During the first and second of these dance routines [Laconian dance moves, and then Attic turns], Cleisthenes bit his tongue; appalled though he now was—witnessing such a shameless display of dancing – at the notion of having Hippocleides as his son-in-law, he did not wish to make his displeasure public. The sight of Hippocleides pumping his legs in the air to the music, however, was the final straw.
Ibid.
‘Son of Tisander,’ he declared, ‘you have danced away your marriage.’
To which Hippocleides retorted: ‘Hippocleides could not care less!’ And that was how the celebrated phrase first came to be uttered (p.438).
On a side note, I had a co-worker in China who could probably have played the part of Hippocleides. He was a super fit guy — blond hair, blue eyes — who was into eating healthy and running P90X sessions in the gym after school. He was also known for his robotic dancing. I think of him every time I read this passage.

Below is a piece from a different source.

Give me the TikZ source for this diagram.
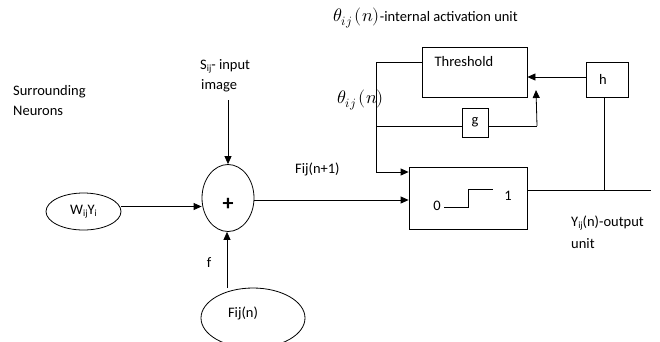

Finally, there’s King Cyrus, who was so enraged at losing a stallion to a river crossing (in the course of trying to invade Babylon) that he swore to enfeeble the river. Instead of setting up over the summer to besiege the city, he organized his army to dig 360 trenches (180 on either side of the river) so that the river was indeed tamed to the point that a woman could cross it easily “and emerge with her knees perfectly dry” (p. 93, Ibid).
And people knew how to send a lasting message.
Nitocris, one of two queens who ruled Babylon in its entire history, was reportedly a brilliant strategist with a sharp wit. One significant act was to organize thousands in the reshaping of an entire river, originally straight in path, into a winding barrier that would stall any approaching troops. After she died, she was entombed in the very fabric of Babylon’s famed wall, over the most frequented gate in the city. She ordered the following engraved:
SHOULD ANY KING WHO ASCENDS THE THRONE OF BABYLON AFTER ME FIND HIMSELF SHORTOF TREASURE, THEN LET HIM OPEN MY TOMB AND TAKE AS MUCH AS HE WANTS. ONLY POVERTY, HOWEVER, WILL SUFFICE AS JUSTIFICATION. NO OTHER WILL DO – AND BETTER FOR HIM NOT TO PRESUME OTHERWISE!
Ibid.
Babylon was later taken over by Cyrus, who always thought it stupid that an assumedly massive amount of treasure lay there for the taking. So he cracked open the tomb, only to find it empty with the exception of these last words from the queen.
SO THIS IS THE MEASURE OF YOUR LUST FOR TREASURE, AND OF THE DEPTHS TO WHICH YOUR GREED HAS PLUNGED YOU, THAT YOU THINK NOTHING OF FORCING THE TOMB OF THE DEAD.
Ibid.
Snap!
Anyway, I hope you enjoyed that as much as I did, or at least in some part. Thanks, Herodotus. It’s been fun.